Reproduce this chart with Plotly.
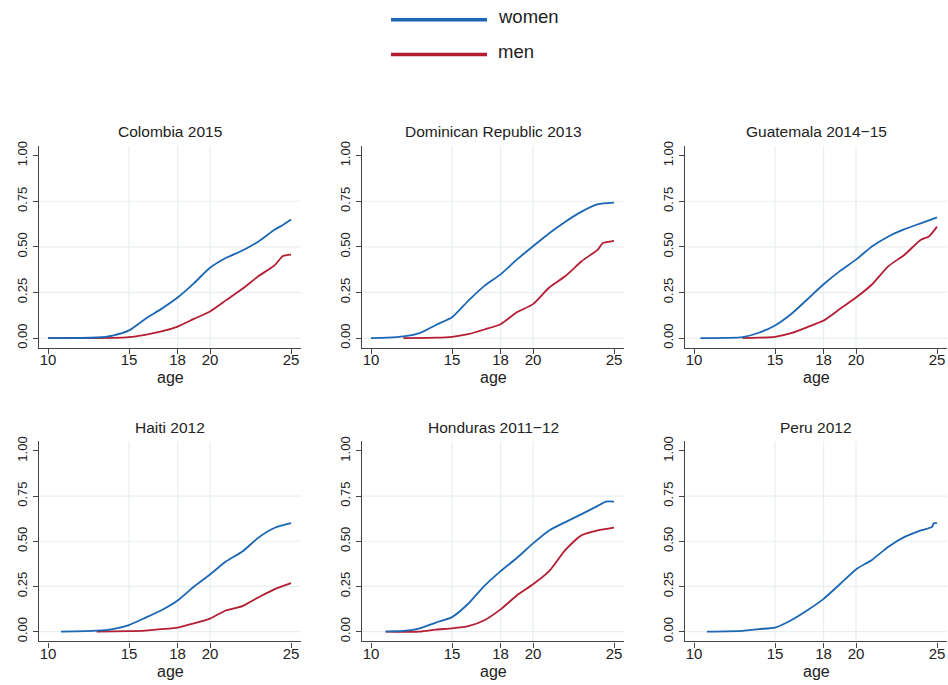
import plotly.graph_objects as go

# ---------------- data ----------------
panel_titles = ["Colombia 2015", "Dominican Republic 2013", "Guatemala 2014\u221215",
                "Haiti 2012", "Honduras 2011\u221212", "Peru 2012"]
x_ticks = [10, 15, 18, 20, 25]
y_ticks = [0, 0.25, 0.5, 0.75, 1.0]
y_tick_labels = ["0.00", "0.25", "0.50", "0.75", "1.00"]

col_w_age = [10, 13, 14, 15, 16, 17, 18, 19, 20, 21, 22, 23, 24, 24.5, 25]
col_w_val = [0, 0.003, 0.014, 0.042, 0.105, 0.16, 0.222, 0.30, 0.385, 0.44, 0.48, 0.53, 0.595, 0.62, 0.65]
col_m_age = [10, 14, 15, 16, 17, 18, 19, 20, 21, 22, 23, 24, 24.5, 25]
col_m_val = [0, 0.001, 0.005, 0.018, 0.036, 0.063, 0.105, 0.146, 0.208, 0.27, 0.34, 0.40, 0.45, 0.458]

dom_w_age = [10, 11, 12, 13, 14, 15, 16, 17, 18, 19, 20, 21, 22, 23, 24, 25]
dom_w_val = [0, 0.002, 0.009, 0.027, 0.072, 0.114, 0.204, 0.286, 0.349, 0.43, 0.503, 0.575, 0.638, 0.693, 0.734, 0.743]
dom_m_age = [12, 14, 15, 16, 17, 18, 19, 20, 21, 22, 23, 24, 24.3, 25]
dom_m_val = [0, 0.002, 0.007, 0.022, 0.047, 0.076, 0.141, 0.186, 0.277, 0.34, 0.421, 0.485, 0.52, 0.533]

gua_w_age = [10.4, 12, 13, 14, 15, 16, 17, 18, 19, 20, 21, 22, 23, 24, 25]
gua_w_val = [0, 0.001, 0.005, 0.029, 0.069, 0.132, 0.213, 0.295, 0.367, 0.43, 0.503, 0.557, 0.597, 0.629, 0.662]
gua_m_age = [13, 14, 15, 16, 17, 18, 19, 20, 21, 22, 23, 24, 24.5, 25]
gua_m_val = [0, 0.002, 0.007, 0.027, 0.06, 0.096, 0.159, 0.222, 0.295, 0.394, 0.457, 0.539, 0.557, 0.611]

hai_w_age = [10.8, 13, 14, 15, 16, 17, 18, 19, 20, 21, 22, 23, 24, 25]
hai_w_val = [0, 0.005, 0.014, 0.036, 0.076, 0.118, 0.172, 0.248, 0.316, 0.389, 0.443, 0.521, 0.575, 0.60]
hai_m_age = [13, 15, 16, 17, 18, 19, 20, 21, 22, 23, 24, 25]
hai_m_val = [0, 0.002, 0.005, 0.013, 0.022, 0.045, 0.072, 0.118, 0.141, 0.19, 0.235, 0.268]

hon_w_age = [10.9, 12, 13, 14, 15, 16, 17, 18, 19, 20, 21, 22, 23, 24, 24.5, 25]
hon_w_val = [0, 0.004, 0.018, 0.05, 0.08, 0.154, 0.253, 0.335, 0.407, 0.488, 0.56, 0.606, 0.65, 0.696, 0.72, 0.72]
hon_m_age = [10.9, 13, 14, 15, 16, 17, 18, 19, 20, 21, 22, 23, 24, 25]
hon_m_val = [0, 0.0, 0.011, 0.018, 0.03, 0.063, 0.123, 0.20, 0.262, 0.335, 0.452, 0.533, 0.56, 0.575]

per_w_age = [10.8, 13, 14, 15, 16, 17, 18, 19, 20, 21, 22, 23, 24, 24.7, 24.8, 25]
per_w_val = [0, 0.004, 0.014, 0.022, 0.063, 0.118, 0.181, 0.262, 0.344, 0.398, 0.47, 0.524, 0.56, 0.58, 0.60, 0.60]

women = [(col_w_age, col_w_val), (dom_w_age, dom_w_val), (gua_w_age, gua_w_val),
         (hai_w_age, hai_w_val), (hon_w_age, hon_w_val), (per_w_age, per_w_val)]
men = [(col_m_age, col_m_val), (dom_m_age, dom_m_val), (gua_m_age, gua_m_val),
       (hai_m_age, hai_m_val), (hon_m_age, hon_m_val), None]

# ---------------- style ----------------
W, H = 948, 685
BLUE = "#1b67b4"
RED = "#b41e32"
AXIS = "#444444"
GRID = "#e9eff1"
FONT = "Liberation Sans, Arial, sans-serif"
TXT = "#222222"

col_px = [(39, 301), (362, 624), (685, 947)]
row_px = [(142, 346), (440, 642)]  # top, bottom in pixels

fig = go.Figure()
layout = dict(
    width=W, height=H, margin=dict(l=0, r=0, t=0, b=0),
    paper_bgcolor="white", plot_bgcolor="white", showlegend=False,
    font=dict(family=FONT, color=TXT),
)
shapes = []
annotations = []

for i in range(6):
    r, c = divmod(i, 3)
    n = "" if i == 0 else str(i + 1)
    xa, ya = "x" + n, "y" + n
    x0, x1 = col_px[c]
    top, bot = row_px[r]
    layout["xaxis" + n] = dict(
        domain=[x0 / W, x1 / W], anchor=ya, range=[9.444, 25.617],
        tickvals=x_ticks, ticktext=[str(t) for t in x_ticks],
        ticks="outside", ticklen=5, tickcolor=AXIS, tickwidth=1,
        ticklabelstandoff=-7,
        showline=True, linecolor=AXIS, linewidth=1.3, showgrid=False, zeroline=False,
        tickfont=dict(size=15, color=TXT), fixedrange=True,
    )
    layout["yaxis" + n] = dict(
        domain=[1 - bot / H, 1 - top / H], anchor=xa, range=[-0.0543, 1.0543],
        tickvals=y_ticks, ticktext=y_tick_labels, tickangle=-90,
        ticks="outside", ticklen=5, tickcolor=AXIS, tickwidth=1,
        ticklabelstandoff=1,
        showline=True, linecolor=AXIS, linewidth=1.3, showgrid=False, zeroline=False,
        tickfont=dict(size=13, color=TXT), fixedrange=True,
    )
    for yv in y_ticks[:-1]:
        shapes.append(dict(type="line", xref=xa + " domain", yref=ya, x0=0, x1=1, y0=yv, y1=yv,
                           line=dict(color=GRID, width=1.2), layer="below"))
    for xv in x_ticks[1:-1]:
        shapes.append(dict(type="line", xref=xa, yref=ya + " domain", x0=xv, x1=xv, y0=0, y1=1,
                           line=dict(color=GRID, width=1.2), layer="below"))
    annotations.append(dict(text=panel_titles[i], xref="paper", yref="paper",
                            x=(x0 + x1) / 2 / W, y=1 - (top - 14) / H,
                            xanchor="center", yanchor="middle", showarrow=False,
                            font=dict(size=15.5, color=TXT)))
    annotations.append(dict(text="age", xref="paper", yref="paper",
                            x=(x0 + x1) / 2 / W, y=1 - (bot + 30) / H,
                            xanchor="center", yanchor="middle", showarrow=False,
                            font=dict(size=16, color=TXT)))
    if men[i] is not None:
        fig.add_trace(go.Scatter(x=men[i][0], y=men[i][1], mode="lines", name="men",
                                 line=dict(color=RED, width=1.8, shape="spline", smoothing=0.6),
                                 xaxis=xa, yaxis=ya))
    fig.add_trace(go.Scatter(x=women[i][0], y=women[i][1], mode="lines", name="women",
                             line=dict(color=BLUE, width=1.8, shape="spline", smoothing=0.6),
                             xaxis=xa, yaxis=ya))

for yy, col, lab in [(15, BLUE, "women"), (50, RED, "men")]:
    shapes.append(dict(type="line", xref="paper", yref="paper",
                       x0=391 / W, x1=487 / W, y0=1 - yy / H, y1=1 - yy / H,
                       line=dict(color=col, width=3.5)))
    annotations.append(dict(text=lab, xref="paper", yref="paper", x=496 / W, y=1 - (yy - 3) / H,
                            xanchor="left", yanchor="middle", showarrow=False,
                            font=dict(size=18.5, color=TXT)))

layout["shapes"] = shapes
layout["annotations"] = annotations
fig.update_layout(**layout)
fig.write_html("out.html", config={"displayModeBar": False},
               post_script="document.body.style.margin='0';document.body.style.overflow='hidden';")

> **Instructions for the task**: Repeat the listing above from its first line through the line that contains "0.19, 0.235, 0.268]", both included, and nothing more. Drop the pictures.

> **Finished exercise**:
Reproduce this chart with Plotly.
import plotly.graph_objects as go

# ---------------- data ----------------
panel_titles = ["Colombia 2015", "Dominican Republic 2013", "Guatemala 2014\u221215",
                "Haiti 2012", "Honduras 2011\u221212", "Peru 2012"]
x_ticks = [10, 15, 18, 20, 25]
y_ticks = [0, 0.25, 0.5, 0.75, 1.0]
y_tick_labels = ["0.00", "0.25", "0.50", "0.75", "1.00"]

col_w_age = [10, 13, 14, 15, 16, 17, 18, 19, 20, 21, 22, 23, 24, 24.5, 25]
col_w_val = [0, 0.003, 0.014, 0.042, 0.105, 0.16, 0.222, 0.30, 0.385, 0.44, 0.48, 0.53, 0.595, 0.62, 0.65]
col_m_age = [10, 14, 15, 16, 17, 18, 19, 20, 21, 22, 23, 24, 24.5, 25]
col_m_val = [0, 0.001, 0.005, 0.018, 0.036, 0.063, 0.105, 0.146, 0.208, 0.27, 0.34, 0.40, 0.45, 0.458]

dom_w_age = [10, 11, 12, 13, 14, 15, 16, 17, 18, 19, 20, 21, 22, 23, 24, 25]
dom_w_val = [0, 0.002, 0.009, 0.027, 0.072, 0.114, 0.204, 0.286, 0.349, 0.43, 0.503, 0.575, 0.638, 0.693, 0.734, 0.743]
dom_m_age = [12, 14, 15, 16, 17, 18, 19, 20, 21, 22, 23, 24, 24.3, 25]
dom_m_val = [0, 0.002, 0.007, 0.022, 0.047, 0.076, 0.141, 0.186, 0.277, 0.34, 0.421, 0.485, 0.52, 0.533]

gua_w_age = [10.4, 12, 13, 14, 15, 16, 17, 18, 19, 20, 21, 22, 23, 24, 25]
gua_w_val = [0, 0.001, 0.005, 0.029, 0.069, 0.132, 0.213, 0.295, 0.367, 0.43, 0.503, 0.557, 0.597, 0.629, 0.662]
gua_m_age = [13, 14, 15, 16, 17, 18, 19, 20, 21, 22, 23, 24, 24.5, 25]
gua_m_val = [0, 0.002, 0.007, 0.027, 0.06, 0.096, 0.159, 0.222, 0.295, 0.394, 0.457, 0.539, 0.557, 0.611]

hai_w_age = [10.8, 13, 14, 15, 16, 17, 18, 19, 20, 21, 22, 23, 24, 25]
hai_w_val = [0, 0.005, 0.014, 0.036, 0.076, 0.118, 0.172, 0.248, 0.316, 0.389, 0.443, 0.521, 0.575, 0.60]
hai_m_age = [13, 15, 16, 17, 18, 19, 20, 21, 22, 23, 24, 25]
hai_m_val = [0, 0.002, 0.005, 0.013, 0.022, 0.045, 0.072, 0.118, 0.141, 0.19, 0.235, 0.268]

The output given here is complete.